▸ Recorded data:

----------------

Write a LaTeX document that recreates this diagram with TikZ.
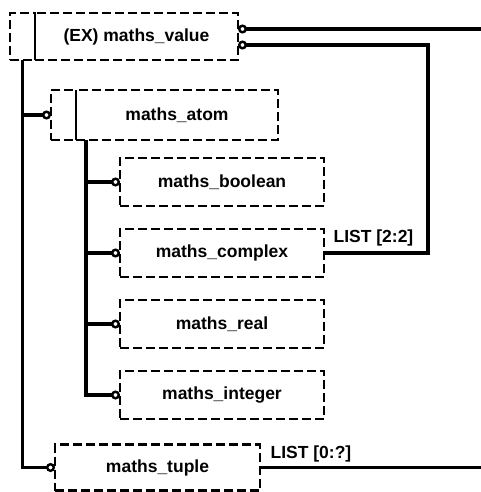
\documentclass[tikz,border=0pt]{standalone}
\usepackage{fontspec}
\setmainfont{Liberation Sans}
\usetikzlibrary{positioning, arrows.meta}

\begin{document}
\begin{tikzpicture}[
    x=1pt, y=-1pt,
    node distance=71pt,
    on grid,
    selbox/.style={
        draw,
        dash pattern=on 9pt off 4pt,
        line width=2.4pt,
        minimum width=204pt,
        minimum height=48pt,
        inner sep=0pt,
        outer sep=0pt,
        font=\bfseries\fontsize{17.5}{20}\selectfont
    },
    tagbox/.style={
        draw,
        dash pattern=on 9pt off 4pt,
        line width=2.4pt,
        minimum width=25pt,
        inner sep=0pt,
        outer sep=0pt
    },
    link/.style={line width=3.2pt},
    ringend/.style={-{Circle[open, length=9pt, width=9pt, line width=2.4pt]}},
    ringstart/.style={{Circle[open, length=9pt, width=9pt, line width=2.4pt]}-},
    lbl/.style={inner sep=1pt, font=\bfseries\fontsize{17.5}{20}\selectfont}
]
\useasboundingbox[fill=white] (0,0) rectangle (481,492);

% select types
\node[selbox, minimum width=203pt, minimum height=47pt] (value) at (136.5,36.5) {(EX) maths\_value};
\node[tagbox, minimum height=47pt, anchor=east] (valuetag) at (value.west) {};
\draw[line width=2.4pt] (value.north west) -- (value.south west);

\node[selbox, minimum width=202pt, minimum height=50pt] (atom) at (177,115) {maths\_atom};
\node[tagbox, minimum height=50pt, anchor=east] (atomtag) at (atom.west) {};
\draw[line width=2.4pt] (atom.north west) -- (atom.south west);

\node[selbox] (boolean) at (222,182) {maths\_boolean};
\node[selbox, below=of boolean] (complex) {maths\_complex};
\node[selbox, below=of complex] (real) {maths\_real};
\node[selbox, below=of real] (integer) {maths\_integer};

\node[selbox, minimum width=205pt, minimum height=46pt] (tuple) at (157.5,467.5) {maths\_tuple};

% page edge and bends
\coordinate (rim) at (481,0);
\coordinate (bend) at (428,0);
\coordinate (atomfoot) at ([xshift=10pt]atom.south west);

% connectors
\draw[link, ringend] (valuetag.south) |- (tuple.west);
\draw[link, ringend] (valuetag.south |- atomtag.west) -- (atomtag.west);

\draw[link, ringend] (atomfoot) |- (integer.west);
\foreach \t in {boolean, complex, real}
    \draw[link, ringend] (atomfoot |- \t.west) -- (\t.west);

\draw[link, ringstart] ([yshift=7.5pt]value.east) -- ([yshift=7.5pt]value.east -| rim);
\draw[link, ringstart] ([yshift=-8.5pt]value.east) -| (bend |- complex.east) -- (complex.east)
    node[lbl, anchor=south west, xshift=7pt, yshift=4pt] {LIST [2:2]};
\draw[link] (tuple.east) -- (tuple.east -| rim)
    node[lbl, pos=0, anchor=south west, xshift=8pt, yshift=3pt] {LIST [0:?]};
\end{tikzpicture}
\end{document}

----------------

▸ Instructions for the task:
From start to finish, output the listing exactly, but omit its pictures.

▸ Output for this exercise:
Write a LaTeX document that recreates this diagram with TikZ.
\documentclass[tikz,border=0pt]{standalone}
\usepackage{fontspec}
\setmainfont{Liberation Sans}
\usetikzlibrary{positioning, arrows.meta}

\begin{document}
\begin{tikzpicture}[
    x=1pt, y=-1pt,
    node distance=71pt,
    on grid,
    selbox/.style={
        draw,
        dash pattern=on 9pt off 4pt,
        line width=2.4pt,
        minimum width=204pt,
        minimum height=48pt,
        inner sep=0pt,
        outer sep=0pt,
        font=\bfseries\fontsize{17.5}{20}\selectfont
    },
    tagbox/.style={
        draw,
        dash pattern=on 9pt off 4pt,
        line width=2.4pt,
        minimum width=25pt,
        inner sep=0pt,
        outer sep=0pt
    },
    link/.style={line width=3.2pt},
    ringend/.style={-{Circle[open, length=9pt, width=9pt, line width=2.4pt]}},
    ringstart/.style={{Circle[open, length=9pt, width=9pt, line width=2.4pt]}-},
    lbl/.style={inner sep=1pt, font=\bfseries\fontsize{17.5}{20}\selectfont}
]
\useasboundingbox[fill=white] (0,0) rectangle (481,492);

% select types
\node[selbox, minimum width=203pt, minimum height=47pt] (value) at (136.5,36.5) {(EX) maths\_value};
\node[tagbox, minimum height=47pt, anchor=east] (valuetag) at (value.west) {};
\draw[line width=2.4pt] (value.north west) -- (value.south west);

\node[selbox, minimum width=202pt, minimum height=50pt] (atom) at (177,115) {maths\_atom};
\node[tagbox, minimum height=50pt, anchor=east] (atomtag) at (atom.west) {};
\draw[line width=2.4pt] (atom.north west) -- (atom.south west);

\node[selbox] (boolean) at (222,182) {maths\_boolean};
\node[selbox, below=of boolean] (complex) {maths\_complex};
\node[selbox, below=of complex] (real) {maths\_real};
\node[selbox, below=of real] (integer) {maths\_integer};

\node[selbox, minimum width=205pt, minimum height=46pt] (tuple) at (157.5,467.5) {maths\_tuple};

% page edge and bends
\coordinate (rim) at (481,0);
\coordinate (bend) at (428,0);
\coordinate (atomfoot) at ([xshift=10pt]atom.south west);

% connectors
\draw[link, ringend] (valuetag.south) |- (tuple.west);
\draw[link, ringend] (valuetag.south |- atomtag.west) -- (atomtag.west);

\draw[link, ringend] (atomfoot) |- (integer.west);
\foreach \t in {boolean, complex, real}
    \draw[link, ringend] (atomfoot |- \t.west) -- (\t.west);

\draw[link, ringstart] ([yshift=7.5pt]value.east) -- ([yshift=7.5pt]value.east -| rim);
\draw[link, ringstart] ([yshift=-8.5pt]value.east) -| (bend |- complex.east) -- (complex.east)
    node[lbl, anchor=south west, xshift=7pt, yshift=4pt] {LIST [2:2]};
\draw[link] (tuple.east) -- (tuple.east -| rim)
    node[lbl, pos=0, anchor=south west, xshift=8pt, yshift=3pt] {LIST [0:?]};
\end{tikzpicture}
\end{document}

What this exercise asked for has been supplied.